The contigLen and totalAvgDepth parameters can be easily changed depending on your needs.

import pandas as pd
import os

# Create output directory
outdir = "filtered"
os.makedirs(outdir, exist_ok=True)

# Load depth file
df = pd.read_csv("depth.txt", sep="\t")

# Filter for taxonomic assignment
tax_filter = df[(df["contigLen"] >= 1000) & (df["totalAvgDepth"] >= 2)]
tax_file = os.path.join(outdir, "filtered_contigs.txt")
tax_filter.to_csv(tax_file, sep="\t", index=False)

# Summary
print("Total contigs in depth.txt:", len(df))
print("Contigs retained for taxonomic assignment:", len(tax_filter))

Execute this with python3.

python3 filter_depths.py

This will also print the contigs before filtering, and retained after filtering.

But this is just the filtered text file, and we want to make a fasta file of these filtered contig names which we can do using this text file and the .fa file of the final contigs from the megahit coassembly.

Can do this using seqtk, so install.

conda install -c bioconda seqtk

Firstly, let’s cut the contig IDs from the filtered depth file.

tail -n +2 filtered_contigs.txt | cut -f1 > filtered_ids.txt

Can inspect the top of this text file to make sure it is just a list of contig IDs.

head filtered_ids.txt

Then run the command to extract the fasta sequences to a new .fa file based on contig names from the filtered depth .txt file.

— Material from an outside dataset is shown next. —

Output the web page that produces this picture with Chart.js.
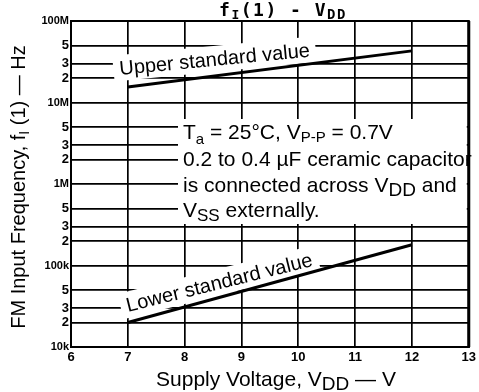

seqtk subseq contigs.fa filtered_ids.txt > filtered_contigs.fa

Now you have filtered the contigs and you are ready to proceed with the next steps of your analysis.

10 References

Kang, Dongwan D., Feng Li, Edward Kirton, Ashleigh Thomas, Rob Egan, Hong An, and Zhong Wang. 2019. MetaBAT 2: An Adaptive Binning Algorithm for Robust and Efficient Genome Reconstruction from Metagenome Assemblies.” PeerJ 7: e7359. doi:10.7717/peerj.7359.
Langmead, Ben, and Steven L. Salzberg. 2012. “Fast Gapped-Read Alignment with Bowtie 2.” Nature Methods 9 (4). Nature Publishing Group: 357–59. doi:10.1038/nmeth.1923.
Li, Heng, Bob Handsaker, Alec Wysoker, Tim Fennell, Jue Ruan, Nils Homer, Gabor Marth, Goncalo Abecasis, and Richard Durbin. 2009. “The Sequence Alignment/Map Format and SAMtools.” Bioinformatics 25 (16): 2078–79. doi:10.1093/bioinformatics/btp352.